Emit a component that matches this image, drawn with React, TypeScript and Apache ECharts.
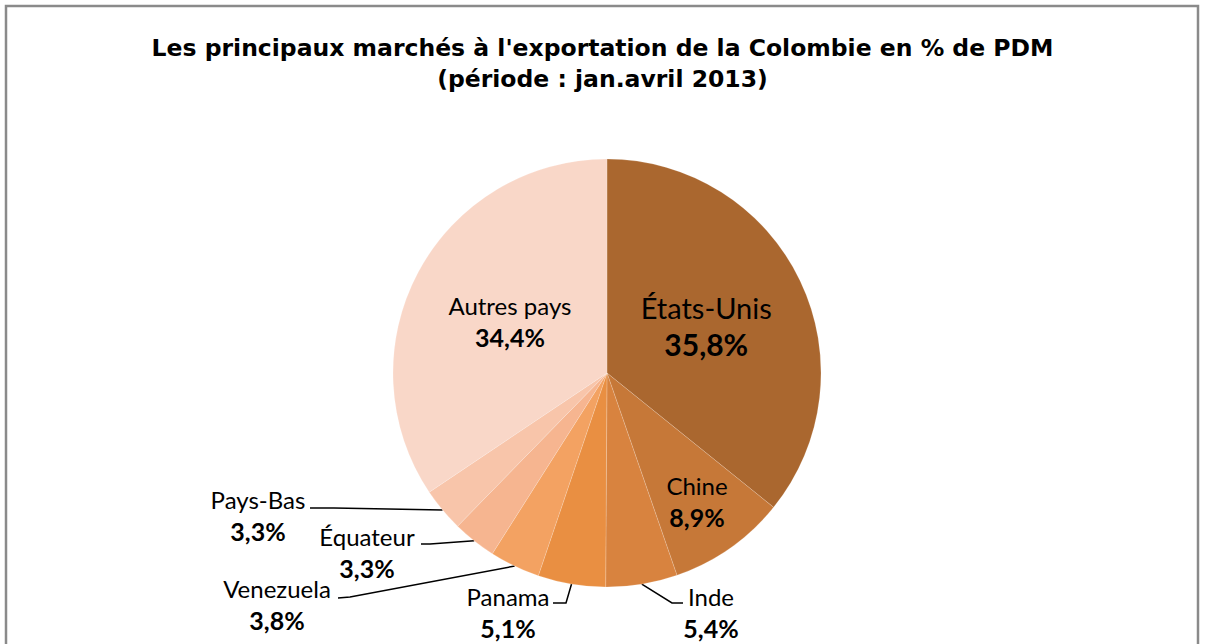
import React, { useEffect, useRef } from "react";
import * as echarts from "echarts";

const categories = ["États-Unis", "Chine", "Inde", "Panama", "Venezuela", "Équateur", "Pays-Bas", "Autres pays"];
const shares = [35.8, 8.9, 5.4, 5.1, 3.8, 3.3, 3.3, 34.4];
const sliceColors = ["#AA672F", "#C67838", "#D8833F", "#E98F42", "#F3A262", "#F6B590", "#F8C5AA", "#F9D7C8"];
const titleLines = ["Les principaux marchés à l'exportation de la Colombie en % de PDM", "(période : jan.avril 2013)"];

// label placements (layout only)
const labelBoxes: Record<number, { x: number; y: number; line?: number[][] }> = {
  1: { x: 697, y: 501 },
  2: { x: 711, y: 612, line: [[672, 603], [683, 603]] },
  3: { x: 508, y: 612, line: [[566, 603], [553, 603]] },
  4: { x: 277, y: 604, line: [[350, 597], [338, 598]] },
  5: { x: 367, y: 552, line: [[430, 544], [421, 544]] },
  6: { x: 258, y: 515, line: [[334, 508], [310, 508]] },
};

const fmt = (v: number) => v.toFixed(1).replace(".", ",") + "%";

export default function App() {
  const ref = useRef<HTMLDivElement>(null);
  useEffect(() => {
    if (!ref.current) return;
    const chart = echarts.init(ref.current, null, { renderer: "svg" });
    const font = "Lato, 'Open Sans', sans-serif";
    const data = categories.map((name, i) => {
      const inside = i === 0 || i === 1 || i === 7;
      const big = i === 0;
      return {
        name,
        value: shares[i],
        itemStyle: { color: sliceColors[i] },
        label: {
          show: true,
          position: inside ? "inside" : "outside",
          formatter: (p: any) => `{n|${p.name}}\n{p|${fmt(p.value)}}`,
          rich: {
            n: { fontFamily: font, fontSize: big ? 29 : 24, color: "#000", lineHeight: big ? 37 : 31, align: "center" },
            p: { fontFamily: font, fontSize: big ? 30 : 25, fontWeight: "bold", color: "#000", lineHeight: big ? 37 : 31, align: "center" },
          },
        },
        labelLine: { show: !inside, length: 10, length2: 10, lineStyle: { color: "#000", width: 1.5 } },
      };
    });
    chart.setOption({
      animation: false,
      title: {
        text: titleLines.join("\n"),
        left: "center",
        top: 27,
        textStyle: { fontFamily: "'DejaVu Sans', sans-serif", fontSize: 23.5, fontWeight: "bold", color: "#000", lineHeight: 31 },
      },
      graphic: [
        {
          type: "rect",
          shape: { x: 6, y: 6, width: 1192, height: 700 },
          style: { fill: "none", stroke: "#8a8a8a", lineWidth: 2.5 },
          silent: true,
        },
      ],
      series: [
        {
          type: "pie",
          center: [607, 373],
          radius: [0, 214],
          startAngle: 90,
          clockwise: true,
          avoidLabelOverlap: false,
          itemStyle: { borderColor: "rgba(255,255,255,0.35)", borderWidth: 0.5 },
          data,
          labelLayout: (params: any) => {
            const b = labelBoxes[params.dataIndex];
            if (!b) return {};
            const out: any = { x: b.x, y: b.y, align: "center", verticalAlign: "middle" };
            if (b.line && params.labelLinePoints) {
              out.labelLinePoints = [params.labelLinePoints[0], b.line[0], b.line[1]];
            }
            return out;
          },
        },
      ],
    });
    return () => chart.dispose();
  }, []);
  return <div ref={ref} style={{ position: "fixed", left: 0, top: 0, width: 1205, height: 644, background: "#fff" }} />;
}
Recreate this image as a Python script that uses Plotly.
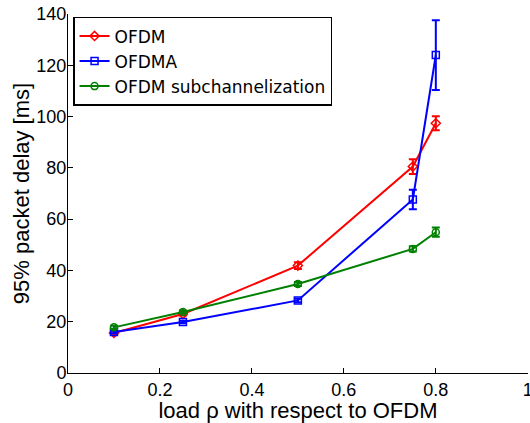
import plotly.graph_objects as go

load = [0.1, 0.25, 0.5, 0.75, 0.8]

ofdm = [15.6, 23.0, 41.9, 80.5, 97.4]
ofdm_err = [0.6, 0.6, 1.3, 2.9, 2.7]

ofdma = [16.0, 19.9, 28.3, 67.7, 124.0]
ofdma_err = [0.5, 0.5, 0.7, 3.8, 13.6]

subch = [17.8, 23.8, 34.7, 48.4, 54.9]
subch_err = [0.6, 0.6, 0.8, 1.0, 1.8]

names = ["OFDM", "OFDMA", "OFDM subchannelization"]
colors = ["#ff0000", "#0000ff", "#008000"]
symbols = ["diamond-open", "square-open", "circle-open"]

FONT = "Liberation Sans, Arial, sans-serif"

fig = go.Figure()
for name, y, e, c, s in zip(names, [ofdm, ofdma, subch], [ofdm_err, ofdma_err, subch_err], colors, symbols):
    fig.add_trace(go.Scatter(
        x=load, y=y, name=name, mode="lines+markers",
        line=dict(color=c, width=2),
        marker=dict(symbol=s, size=7, color=c, line=dict(color=c, width=1.5)),
        error_y=dict(type="data", array=e, visible=True, color=c, thickness=2, width=4),
    ))

fig.update_layout(
    width=530, height=423,
    margin=dict(l=68, r=2, t=14, b=50, autoexpand=False),
    paper_bgcolor="white", plot_bgcolor="white",
    font=dict(family=FONT, size=18, color="black"),
    showlegend=True,
    legend=dict(x=0.011, y=0.992, xanchor="left", yanchor="top",
                bgcolor="white", bordercolor="black", borderwidth=1.5,
                font=dict(family="DejaVu Sans, sans-serif", size=17, color="black"),
                tracegroupgap=0, itemwidth=30),
)
fig.update_xaxes(range=[0, 1.0005], tickvals=[0, 0.2, 0.4, 0.6, 0.8, 1],
                 ticktext=["0", "0.2", "0.4", "0.6", "0.8", "1"],
                 ticklabeloverflow="allow", automargin=False,
                 showline=True, linecolor="black", linewidth=1,
                 ticks="inside", ticklen=5, tickcolor="black",
                 showgrid=False, zeroline=False,
                 title=dict(text="load ρ with respect to OFDM", standoff=0))
fig.update_yaxes(range=[0, 140], tickvals=[0, 20, 40, 60, 80, 100, 120, 140],
                 automargin=False, ticklabelstandoff=-3,
                 showline=True, linecolor="black", linewidth=1,
                 ticks="inside", ticklen=5, tickcolor="black",
                 showgrid=False, zeroline=False,
                 title=dict(text="95% packet delay [ms]", standoff=0))

fig.write_html("out.html")
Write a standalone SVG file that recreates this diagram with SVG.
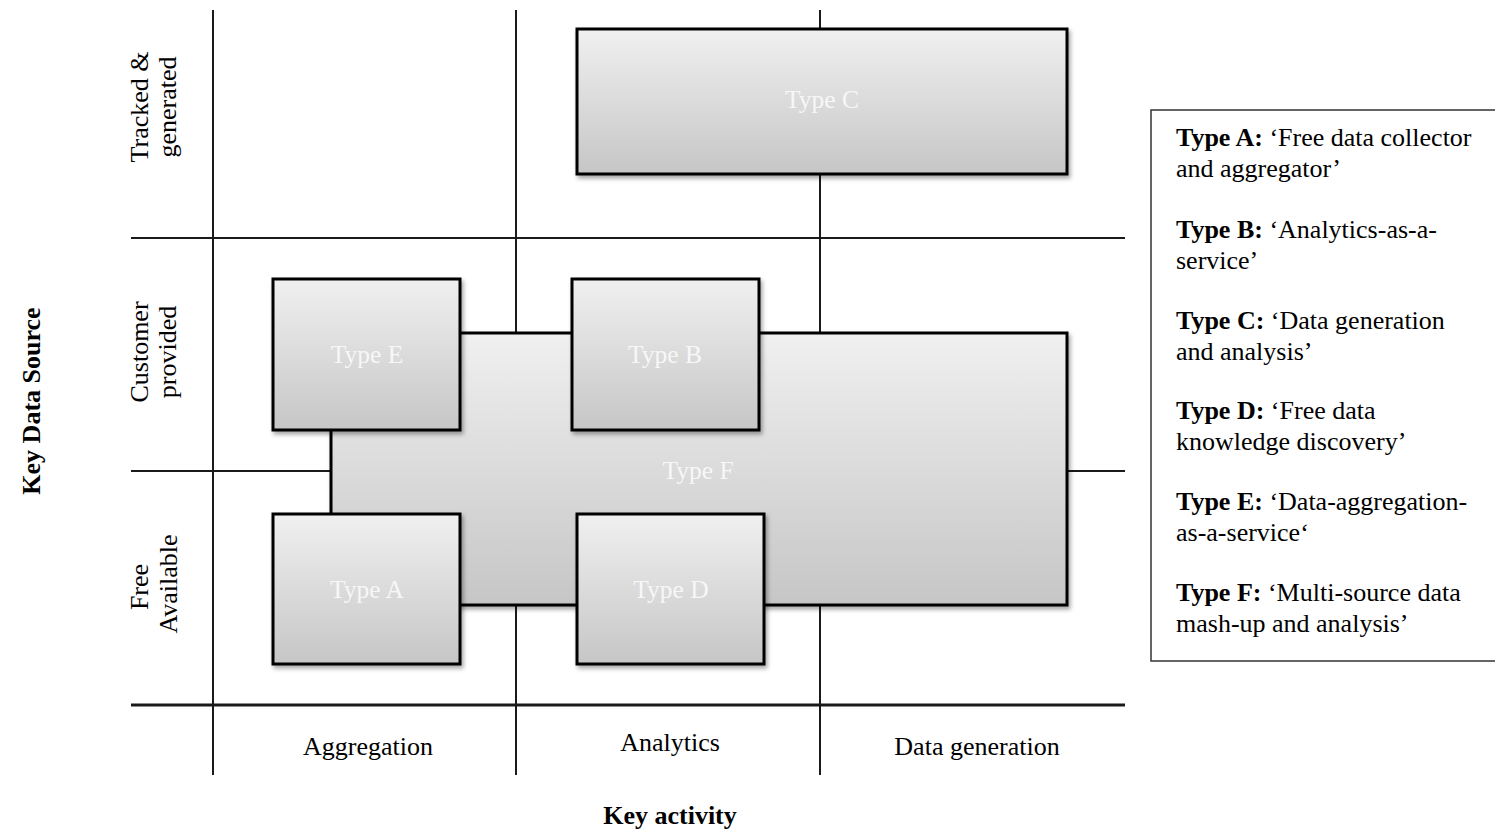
<svg xmlns="http://www.w3.org/2000/svg" width="1495" height="833" viewBox="0 0 1495 833">
<style>
.grid{stroke:#1a1a1a;stroke-width:2;fill:none}
.box{fill:url(#g);stroke:#000;stroke-width:3;filter:url(#sh)}
.bl{font-family:"Liberation Serif","Times New Roman",serif;font-size:25.5px;fill:#f7f7f7;text-anchor:middle}
.ax{font-family:"Liberation Serif","Times New Roman",serif;font-size:26px;fill:#000;text-anchor:middle}
.axb{font-family:"Liberation Serif","Times New Roman",serif;font-size:26px;font-weight:bold;fill:#000;text-anchor:middle}
.lg{font-family:"Liberation Serif","Times New Roman",serif;font-size:26px;fill:#000}
.lg tspan.b{font-weight:bold}
</style>
<defs>
<linearGradient id="g" x1="0" y1="0" x2="0" y2="1">
<stop offset="0" stop-color="#f0f0f0"/>
<stop offset="1" stop-color="#c6c6c6"/>
</linearGradient>
<filter id="sh" x="-10%" y="-10%" width="130%" height="130%">
<feDropShadow dx="2" dy="3" stdDeviation="2" flood-color="#000" flood-opacity="0.35"/>
</filter>
</defs>
<rect width="1495" height="833" fill="#fff"/>
<g id="connectors">
<line class="grid" x1="213" y1="10" x2="213" y2="775"/>
<line class="grid" x1="516" y1="10" x2="516" y2="775"/>
<line class="grid" x1="820" y1="10" x2="820" y2="775"/>
<line class="grid" x1="131" y1="238" x2="1125" y2="238"/>
<line class="grid" x1="131" y1="471" x2="1125" y2="471"/>
<line class="grid" x1="131" y1="705" x2="1125" y2="705" style="stroke-width:3"/>
</g>
<g id="typeC"><rect class="box" x="577" y="29" width="490" height="145"/><text class="bl" x="822" y="108">Type C</text></g>
<g id="typeF"><rect class="box" x="331" y="333" width="736" height="272"/><text class="bl" x="698" y="479">Type F</text></g>
<g id="typeE"><rect class="box" x="273" y="279" width="187" height="151"/><text class="bl" x="367" y="363">Type E</text></g>
<g id="typeB"><rect class="box" x="572" y="279" width="187" height="151"/><text class="bl" x="665" y="363">Type B</text></g>
<g id="typeA"><rect class="box" x="273" y="514" width="187" height="150"/><text class="bl" x="367" y="598">Type A</text></g>
<g id="typeD"><rect class="box" x="577" y="514" width="187" height="150"/><text class="bl" x="671" y="598">Type D</text></g>
<g id="rowlabels">
<text class="ax" transform="translate(148,107) rotate(-90)">Tracked &amp;</text>
<text class="ax" transform="translate(176,107) rotate(-90)">generated</text>
<text class="ax" transform="translate(148,352) rotate(-90)">Customer</text>
<text class="ax" transform="translate(176,352) rotate(-90)">provided</text>
<text class="ax" transform="translate(148,587) rotate(-90)">Free</text>
<text class="ax" transform="translate(177,584) rotate(-90)">Available</text>
<text class="axb" transform="translate(40,401) rotate(-90)">Key Data Source</text>
</g>
<g id="collabels">
<text class="ax" x="368" y="755">Aggregation</text>
<text class="ax" x="670" y="751">Analytics</text>
<text class="ax" x="977" y="755">Data generation</text>
<text class="axb" x="670" y="824">Key activity</text>
</g>
<g id="legend">
<rect x="1151" y="110" width="360" height="551" fill="#fff" stroke="#333" stroke-width="1.5"/>
<text class="lg" x="1176" y="146"><tspan class="b">Type A:</tspan> ‘Free data collector</text>
<text class="lg" x="1176" y="177">and aggregator’</text>
<text class="lg" x="1176" y="238"><tspan class="b">Type B:</tspan> ‘Analytics-as-a-</text>
<text class="lg" x="1176" y="269">service’</text>
<text class="lg" x="1176" y="329"><tspan class="b">Type C:</tspan> ‘Data generation</text>
<text class="lg" x="1176" y="360">and analysis’</text>
<text class="lg" x="1176" y="419"><tspan class="b">Type D:</tspan> ‘Free data</text>
<text class="lg" x="1176" y="450">knowledge discovery’</text>
<text class="lg" x="1176" y="510"><tspan class="b">Type E:</tspan> ‘Data-aggregation-</text>
<text class="lg" x="1176" y="541">as-a-service‘</text>
<text class="lg" x="1176" y="601"><tspan class="b">Type F:</tspan> ‘Multi-source data</text>
<text class="lg" x="1176" y="632">mash-up and analysis’</text>
</g>
</svg>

--------

Go to the line containing "Recreate this image" and copy exactly from there through the line containing "subch_err = [0.6, 0.6, 0.8, 1.0, 1.8]", both included, and nothing more. Pictures are excluded.

■ **Written response**
Recreate this image as a Python script that uses Plotly.
import plotly.graph_objects as go

load = [0.1, 0.25, 0.5, 0.75, 0.8]

ofdm = [15.6, 23.0, 41.9, 80.5, 97.4]
ofdm_err = [0.6, 0.6, 1.3, 2.9, 2.7]

ofdma = [16.0, 19.9, 28.3, 67.7, 124.0]
ofdma_err = [0.5, 0.5, 0.7, 3.8, 13.6]

subch = [17.8, 23.8, 34.7, 48.4, 54.9]
subch_err = [0.6, 0.6, 0.8, 1.0, 1.8]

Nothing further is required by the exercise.